* _TASK BRIEF_: Go through the data below and gather each line containing "that".

* _DATASET ENTRIES_:
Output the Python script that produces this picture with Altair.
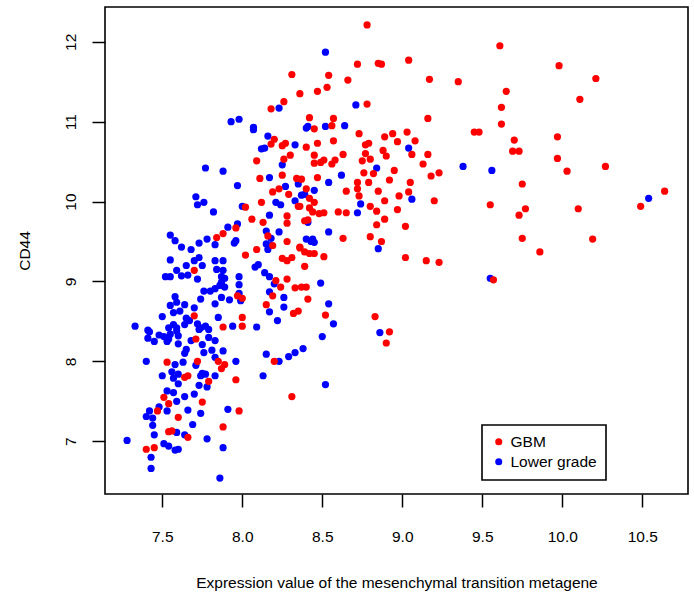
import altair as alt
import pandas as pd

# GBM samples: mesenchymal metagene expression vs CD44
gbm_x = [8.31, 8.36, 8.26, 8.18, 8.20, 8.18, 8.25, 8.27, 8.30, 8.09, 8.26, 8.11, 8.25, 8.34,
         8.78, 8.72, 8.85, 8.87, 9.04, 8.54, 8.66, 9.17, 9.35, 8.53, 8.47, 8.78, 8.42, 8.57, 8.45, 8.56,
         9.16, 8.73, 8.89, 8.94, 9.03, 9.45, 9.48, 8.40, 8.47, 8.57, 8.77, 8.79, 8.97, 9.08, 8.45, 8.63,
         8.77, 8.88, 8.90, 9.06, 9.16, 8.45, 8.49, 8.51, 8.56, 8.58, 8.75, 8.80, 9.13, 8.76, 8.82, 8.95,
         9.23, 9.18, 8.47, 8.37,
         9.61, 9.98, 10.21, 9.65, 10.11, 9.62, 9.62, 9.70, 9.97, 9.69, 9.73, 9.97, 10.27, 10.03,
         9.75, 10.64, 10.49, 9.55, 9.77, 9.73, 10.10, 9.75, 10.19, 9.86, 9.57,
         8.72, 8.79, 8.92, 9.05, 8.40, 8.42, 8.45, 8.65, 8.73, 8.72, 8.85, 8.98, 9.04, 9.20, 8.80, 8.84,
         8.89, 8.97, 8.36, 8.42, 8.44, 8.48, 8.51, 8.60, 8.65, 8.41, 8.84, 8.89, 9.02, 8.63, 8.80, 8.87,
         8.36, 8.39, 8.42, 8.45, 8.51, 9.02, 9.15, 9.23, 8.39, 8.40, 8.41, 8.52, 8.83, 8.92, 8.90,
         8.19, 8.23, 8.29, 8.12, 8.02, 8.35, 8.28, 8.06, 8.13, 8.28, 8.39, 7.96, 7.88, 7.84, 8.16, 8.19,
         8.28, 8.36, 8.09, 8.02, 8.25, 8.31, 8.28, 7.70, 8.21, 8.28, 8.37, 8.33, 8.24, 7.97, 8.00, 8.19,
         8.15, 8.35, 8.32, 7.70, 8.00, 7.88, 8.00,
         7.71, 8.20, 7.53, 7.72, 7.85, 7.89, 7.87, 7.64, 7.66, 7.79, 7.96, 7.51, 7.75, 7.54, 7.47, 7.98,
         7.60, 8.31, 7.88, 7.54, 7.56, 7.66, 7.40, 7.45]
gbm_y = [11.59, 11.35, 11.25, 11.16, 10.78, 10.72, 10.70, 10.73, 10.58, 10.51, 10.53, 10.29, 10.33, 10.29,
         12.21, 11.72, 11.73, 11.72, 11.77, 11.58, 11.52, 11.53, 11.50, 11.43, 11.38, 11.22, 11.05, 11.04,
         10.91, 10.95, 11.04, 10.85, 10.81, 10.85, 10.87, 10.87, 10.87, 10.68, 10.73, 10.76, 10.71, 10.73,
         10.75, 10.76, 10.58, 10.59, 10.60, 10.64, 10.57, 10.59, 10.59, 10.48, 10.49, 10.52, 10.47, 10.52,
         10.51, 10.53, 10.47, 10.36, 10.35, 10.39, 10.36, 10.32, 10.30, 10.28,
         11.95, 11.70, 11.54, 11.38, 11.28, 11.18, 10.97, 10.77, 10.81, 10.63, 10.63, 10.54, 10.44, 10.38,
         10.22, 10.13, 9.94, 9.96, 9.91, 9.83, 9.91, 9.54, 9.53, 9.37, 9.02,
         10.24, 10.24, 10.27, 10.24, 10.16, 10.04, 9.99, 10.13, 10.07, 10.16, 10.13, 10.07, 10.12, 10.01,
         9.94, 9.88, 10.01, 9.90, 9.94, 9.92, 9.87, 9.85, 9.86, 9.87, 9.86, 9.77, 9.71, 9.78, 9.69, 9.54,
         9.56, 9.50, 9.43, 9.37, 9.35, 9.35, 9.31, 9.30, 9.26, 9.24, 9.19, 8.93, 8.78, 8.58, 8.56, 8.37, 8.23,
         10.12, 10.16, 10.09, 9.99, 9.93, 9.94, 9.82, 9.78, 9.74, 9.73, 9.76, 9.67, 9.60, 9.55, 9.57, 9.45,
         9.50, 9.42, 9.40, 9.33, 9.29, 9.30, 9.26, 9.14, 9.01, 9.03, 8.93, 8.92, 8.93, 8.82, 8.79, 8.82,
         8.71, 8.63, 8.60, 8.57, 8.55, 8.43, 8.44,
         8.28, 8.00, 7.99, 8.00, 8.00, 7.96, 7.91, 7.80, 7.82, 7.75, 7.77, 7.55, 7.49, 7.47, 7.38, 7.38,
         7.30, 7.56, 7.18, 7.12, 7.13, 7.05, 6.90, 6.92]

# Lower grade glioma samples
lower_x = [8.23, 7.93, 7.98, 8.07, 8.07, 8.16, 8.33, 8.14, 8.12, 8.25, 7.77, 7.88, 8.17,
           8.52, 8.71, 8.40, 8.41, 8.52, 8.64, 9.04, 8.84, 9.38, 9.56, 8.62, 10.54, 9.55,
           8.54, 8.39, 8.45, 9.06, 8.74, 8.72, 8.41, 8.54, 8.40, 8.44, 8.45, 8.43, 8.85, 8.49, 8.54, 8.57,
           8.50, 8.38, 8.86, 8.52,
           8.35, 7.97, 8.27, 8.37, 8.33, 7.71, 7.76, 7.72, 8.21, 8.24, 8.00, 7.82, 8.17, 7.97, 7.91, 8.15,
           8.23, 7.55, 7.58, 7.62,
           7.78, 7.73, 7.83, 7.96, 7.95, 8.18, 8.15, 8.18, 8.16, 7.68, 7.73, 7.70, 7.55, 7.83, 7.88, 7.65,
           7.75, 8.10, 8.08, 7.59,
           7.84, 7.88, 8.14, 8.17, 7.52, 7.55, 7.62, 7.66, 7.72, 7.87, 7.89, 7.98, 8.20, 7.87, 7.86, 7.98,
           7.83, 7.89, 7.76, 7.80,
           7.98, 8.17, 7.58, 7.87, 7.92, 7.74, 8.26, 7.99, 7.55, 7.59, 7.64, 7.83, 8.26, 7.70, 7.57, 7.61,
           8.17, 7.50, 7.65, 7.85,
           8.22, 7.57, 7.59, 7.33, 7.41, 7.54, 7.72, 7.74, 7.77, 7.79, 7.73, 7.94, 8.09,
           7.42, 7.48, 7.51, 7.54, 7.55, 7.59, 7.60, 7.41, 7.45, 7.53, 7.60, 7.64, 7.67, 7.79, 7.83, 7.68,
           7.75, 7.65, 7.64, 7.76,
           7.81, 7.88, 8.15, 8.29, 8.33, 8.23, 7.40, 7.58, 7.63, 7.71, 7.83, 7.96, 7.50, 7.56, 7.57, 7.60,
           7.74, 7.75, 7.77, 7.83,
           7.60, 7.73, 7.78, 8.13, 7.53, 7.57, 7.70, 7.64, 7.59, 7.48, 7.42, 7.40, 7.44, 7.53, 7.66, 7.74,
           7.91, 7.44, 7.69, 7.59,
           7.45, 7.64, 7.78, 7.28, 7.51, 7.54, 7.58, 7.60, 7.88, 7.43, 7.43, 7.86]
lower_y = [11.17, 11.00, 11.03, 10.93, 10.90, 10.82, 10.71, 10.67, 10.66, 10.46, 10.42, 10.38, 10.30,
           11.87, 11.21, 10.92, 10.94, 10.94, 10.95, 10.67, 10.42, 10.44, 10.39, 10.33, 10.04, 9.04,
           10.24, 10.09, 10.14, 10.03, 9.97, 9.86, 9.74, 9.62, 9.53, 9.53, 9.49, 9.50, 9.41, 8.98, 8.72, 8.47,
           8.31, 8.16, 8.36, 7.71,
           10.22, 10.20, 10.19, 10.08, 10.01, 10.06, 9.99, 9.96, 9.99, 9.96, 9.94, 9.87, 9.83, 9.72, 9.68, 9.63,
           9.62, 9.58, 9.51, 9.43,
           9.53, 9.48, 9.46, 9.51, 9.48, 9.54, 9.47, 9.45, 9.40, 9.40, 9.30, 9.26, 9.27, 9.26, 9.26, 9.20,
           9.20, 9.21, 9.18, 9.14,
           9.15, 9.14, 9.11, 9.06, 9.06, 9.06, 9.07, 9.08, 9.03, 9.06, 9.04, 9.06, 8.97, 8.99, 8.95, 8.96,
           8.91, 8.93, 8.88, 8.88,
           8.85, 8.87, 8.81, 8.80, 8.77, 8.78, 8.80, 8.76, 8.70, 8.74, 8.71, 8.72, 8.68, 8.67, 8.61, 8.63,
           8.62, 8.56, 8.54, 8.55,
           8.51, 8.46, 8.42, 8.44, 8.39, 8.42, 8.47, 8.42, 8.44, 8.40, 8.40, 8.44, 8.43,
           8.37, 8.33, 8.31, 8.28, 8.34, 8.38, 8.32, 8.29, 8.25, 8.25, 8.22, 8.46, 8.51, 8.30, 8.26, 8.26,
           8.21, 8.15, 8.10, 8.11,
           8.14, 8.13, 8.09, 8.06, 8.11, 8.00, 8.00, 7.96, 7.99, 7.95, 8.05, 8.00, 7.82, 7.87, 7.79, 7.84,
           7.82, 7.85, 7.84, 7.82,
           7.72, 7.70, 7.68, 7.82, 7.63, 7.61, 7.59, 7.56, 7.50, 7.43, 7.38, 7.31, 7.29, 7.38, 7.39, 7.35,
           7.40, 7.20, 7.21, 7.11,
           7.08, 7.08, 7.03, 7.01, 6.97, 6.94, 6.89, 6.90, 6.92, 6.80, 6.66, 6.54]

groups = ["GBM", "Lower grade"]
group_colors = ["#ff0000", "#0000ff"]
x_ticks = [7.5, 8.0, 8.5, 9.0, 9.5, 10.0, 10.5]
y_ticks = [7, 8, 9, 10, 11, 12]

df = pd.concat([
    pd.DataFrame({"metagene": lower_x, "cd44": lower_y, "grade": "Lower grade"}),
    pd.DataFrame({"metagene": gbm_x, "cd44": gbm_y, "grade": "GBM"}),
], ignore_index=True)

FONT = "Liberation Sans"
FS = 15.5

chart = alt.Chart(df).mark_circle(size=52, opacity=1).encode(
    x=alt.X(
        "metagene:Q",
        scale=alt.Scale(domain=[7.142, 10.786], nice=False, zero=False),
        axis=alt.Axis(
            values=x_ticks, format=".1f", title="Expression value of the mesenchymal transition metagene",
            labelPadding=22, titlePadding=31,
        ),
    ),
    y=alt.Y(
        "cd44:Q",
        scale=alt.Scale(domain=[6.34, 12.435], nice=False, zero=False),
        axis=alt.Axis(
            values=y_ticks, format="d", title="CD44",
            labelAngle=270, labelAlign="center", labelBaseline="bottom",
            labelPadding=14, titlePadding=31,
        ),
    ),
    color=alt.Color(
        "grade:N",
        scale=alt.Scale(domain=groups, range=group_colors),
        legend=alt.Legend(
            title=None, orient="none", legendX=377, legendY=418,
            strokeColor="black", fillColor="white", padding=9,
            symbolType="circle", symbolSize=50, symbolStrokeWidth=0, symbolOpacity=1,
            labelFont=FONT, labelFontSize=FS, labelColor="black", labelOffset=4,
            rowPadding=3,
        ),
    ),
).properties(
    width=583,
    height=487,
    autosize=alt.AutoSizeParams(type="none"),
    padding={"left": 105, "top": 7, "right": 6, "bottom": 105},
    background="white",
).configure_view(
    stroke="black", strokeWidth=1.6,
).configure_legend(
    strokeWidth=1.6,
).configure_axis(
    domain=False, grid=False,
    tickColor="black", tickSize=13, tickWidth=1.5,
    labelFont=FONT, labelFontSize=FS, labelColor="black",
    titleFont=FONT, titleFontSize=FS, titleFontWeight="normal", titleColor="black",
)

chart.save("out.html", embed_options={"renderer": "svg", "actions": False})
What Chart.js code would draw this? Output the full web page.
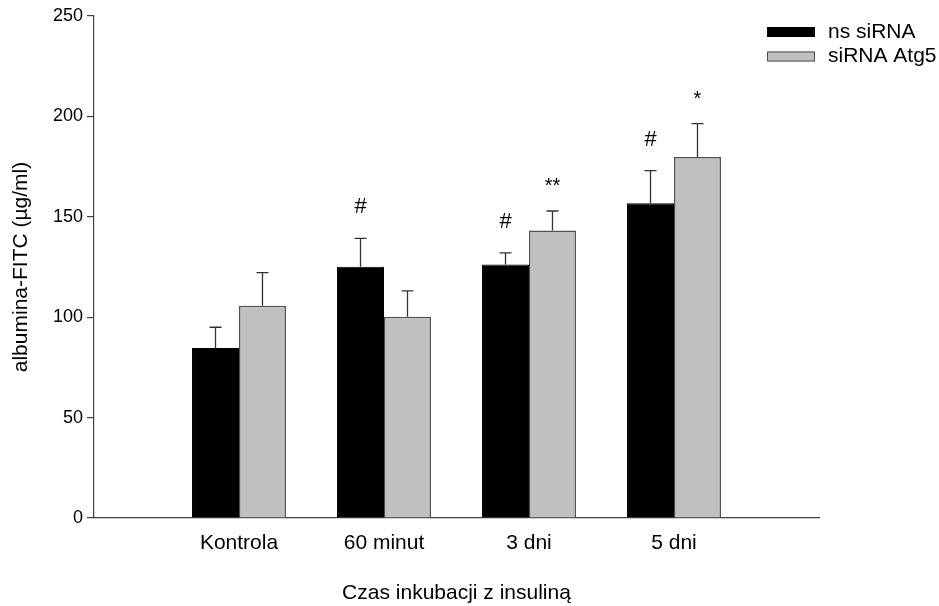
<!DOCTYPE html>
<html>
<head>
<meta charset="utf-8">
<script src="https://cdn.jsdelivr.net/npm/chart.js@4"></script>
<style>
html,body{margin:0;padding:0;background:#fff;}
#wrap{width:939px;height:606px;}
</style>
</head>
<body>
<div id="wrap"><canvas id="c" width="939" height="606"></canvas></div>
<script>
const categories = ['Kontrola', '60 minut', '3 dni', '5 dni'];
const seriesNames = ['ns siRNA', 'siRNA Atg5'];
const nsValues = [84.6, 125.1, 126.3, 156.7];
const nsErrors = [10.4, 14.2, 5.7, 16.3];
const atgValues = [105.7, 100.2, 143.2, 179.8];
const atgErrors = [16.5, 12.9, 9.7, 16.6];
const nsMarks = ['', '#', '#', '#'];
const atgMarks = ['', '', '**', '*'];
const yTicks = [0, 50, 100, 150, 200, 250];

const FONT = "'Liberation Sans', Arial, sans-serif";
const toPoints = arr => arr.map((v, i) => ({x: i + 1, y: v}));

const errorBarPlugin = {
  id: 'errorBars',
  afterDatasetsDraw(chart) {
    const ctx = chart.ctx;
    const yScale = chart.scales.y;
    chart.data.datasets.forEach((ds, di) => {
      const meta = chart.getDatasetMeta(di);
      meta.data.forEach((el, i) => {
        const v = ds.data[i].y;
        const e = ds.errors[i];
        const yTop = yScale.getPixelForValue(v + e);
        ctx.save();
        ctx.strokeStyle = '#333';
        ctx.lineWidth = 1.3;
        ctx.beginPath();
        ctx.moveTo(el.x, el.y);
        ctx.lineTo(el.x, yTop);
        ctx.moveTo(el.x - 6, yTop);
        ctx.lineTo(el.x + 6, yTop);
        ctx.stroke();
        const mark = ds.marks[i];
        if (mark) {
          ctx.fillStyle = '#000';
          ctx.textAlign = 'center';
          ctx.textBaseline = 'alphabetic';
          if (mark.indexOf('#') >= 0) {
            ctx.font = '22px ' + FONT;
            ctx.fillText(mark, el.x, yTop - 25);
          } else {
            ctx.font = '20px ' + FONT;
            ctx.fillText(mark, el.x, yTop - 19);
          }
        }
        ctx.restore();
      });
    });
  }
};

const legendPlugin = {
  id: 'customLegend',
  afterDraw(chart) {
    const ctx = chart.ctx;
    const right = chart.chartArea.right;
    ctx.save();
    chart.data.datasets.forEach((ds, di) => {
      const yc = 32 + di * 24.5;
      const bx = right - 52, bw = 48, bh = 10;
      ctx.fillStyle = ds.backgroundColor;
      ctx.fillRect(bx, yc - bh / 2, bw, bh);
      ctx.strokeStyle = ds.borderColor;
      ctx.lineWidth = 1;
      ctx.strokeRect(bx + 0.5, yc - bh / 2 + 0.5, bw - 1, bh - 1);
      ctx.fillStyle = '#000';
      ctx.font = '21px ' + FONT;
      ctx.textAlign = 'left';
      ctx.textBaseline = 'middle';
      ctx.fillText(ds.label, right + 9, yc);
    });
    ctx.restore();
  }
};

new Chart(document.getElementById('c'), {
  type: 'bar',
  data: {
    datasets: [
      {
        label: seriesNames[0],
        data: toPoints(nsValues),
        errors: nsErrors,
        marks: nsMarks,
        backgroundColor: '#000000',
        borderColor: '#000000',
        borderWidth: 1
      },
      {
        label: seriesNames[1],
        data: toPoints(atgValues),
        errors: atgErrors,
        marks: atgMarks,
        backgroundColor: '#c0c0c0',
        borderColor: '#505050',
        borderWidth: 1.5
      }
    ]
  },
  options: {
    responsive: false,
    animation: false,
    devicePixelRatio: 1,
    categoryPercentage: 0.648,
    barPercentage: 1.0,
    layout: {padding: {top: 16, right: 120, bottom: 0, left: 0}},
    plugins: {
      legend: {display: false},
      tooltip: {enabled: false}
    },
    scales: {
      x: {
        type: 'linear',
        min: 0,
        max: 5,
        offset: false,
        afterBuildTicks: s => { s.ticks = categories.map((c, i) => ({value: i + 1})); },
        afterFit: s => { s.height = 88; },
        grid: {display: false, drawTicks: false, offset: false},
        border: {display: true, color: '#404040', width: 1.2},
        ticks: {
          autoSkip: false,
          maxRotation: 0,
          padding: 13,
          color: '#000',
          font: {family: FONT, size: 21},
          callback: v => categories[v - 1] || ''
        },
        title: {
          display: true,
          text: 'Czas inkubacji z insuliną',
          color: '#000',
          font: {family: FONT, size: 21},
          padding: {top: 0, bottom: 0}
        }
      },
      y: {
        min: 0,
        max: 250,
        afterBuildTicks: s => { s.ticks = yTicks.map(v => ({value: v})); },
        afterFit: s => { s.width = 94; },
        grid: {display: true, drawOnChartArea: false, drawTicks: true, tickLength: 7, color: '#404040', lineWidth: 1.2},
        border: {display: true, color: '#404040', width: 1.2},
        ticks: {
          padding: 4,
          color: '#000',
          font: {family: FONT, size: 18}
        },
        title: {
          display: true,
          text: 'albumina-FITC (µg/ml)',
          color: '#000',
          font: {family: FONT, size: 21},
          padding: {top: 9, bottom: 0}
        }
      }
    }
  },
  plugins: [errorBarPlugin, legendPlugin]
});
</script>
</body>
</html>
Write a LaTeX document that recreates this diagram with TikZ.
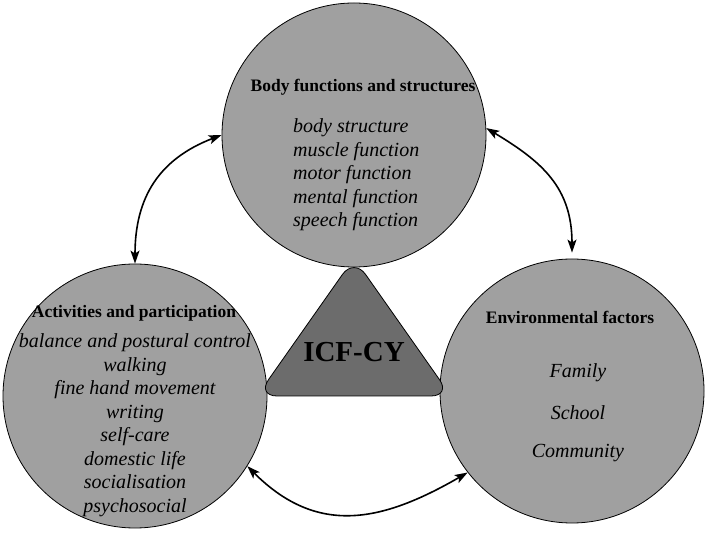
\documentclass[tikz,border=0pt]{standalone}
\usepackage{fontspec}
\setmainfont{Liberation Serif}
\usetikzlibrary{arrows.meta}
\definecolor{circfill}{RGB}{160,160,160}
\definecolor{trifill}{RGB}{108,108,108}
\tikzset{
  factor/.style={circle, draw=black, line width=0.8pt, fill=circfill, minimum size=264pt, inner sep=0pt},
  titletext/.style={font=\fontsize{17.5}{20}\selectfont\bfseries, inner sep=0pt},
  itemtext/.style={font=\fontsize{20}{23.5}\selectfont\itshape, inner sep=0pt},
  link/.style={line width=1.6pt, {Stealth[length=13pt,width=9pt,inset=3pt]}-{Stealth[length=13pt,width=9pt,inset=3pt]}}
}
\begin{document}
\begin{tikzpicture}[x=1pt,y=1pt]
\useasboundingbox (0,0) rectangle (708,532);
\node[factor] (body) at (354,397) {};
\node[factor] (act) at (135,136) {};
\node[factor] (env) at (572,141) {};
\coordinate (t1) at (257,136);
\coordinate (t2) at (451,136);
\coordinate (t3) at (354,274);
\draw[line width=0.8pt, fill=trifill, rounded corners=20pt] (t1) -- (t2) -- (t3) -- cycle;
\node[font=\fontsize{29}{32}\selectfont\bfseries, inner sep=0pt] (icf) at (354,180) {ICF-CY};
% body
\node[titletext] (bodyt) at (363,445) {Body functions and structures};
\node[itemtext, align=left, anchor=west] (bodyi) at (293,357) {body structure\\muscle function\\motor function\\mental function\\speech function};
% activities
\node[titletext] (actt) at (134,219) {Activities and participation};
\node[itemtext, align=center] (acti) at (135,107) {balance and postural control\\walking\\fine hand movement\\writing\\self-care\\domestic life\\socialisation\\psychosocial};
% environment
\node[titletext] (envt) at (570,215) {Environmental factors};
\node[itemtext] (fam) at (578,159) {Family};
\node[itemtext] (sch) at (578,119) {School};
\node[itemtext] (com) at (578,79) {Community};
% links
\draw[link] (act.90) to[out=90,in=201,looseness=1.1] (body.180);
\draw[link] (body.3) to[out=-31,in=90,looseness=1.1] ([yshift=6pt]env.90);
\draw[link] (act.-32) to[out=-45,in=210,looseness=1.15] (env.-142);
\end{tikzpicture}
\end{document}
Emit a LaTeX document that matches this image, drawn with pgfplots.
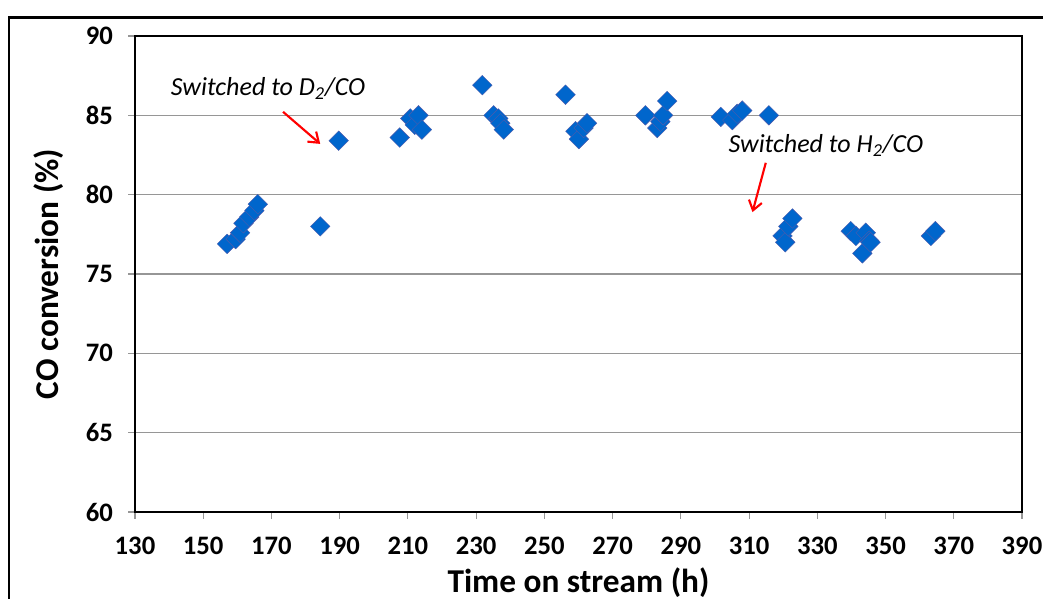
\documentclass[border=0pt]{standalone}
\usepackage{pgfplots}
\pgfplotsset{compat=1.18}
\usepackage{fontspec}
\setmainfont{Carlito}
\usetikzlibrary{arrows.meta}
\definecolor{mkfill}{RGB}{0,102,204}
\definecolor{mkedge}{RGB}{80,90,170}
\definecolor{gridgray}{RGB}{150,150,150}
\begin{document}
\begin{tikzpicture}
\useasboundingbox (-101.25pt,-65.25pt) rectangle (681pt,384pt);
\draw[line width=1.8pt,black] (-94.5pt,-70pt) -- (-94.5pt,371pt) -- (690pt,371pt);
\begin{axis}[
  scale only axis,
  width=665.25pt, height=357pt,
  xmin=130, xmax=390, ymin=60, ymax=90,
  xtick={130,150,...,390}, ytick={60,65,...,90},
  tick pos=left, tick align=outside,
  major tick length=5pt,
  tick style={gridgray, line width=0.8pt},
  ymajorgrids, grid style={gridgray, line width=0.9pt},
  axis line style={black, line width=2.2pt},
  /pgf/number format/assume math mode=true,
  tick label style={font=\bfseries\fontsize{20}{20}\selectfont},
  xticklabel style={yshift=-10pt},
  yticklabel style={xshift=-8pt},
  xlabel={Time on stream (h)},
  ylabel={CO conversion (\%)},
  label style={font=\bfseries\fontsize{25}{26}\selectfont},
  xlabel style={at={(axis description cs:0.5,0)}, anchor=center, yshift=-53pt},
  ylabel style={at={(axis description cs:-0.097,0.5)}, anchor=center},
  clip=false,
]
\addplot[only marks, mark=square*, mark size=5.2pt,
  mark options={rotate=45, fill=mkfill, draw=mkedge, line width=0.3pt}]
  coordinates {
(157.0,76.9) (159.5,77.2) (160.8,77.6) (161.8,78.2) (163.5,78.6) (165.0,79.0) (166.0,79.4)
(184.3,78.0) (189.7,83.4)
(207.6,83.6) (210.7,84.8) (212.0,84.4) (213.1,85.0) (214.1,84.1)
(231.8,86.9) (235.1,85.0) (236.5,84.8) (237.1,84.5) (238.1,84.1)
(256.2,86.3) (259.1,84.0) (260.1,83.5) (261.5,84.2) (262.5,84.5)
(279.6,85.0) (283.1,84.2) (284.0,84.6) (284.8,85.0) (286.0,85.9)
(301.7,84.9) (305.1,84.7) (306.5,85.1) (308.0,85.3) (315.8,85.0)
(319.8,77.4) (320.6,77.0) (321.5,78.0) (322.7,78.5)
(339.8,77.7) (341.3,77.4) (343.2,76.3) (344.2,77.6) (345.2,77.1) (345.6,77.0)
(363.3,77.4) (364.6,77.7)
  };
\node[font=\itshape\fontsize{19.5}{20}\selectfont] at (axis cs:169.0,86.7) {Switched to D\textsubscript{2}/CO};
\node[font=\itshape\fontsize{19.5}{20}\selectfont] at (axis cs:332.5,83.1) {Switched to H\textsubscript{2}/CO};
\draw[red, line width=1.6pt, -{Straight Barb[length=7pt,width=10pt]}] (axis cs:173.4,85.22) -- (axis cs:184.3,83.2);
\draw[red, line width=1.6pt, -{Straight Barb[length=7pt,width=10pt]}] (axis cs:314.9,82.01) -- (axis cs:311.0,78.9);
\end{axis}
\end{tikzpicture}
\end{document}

* _SOLVED PROBLEM_:
Output the Python script that produces this picture with Altair.
Write a LaTeX document that recreates this diagram with TikZ.
Emit a LaTeX document that matches this image, drawn with pgfplots.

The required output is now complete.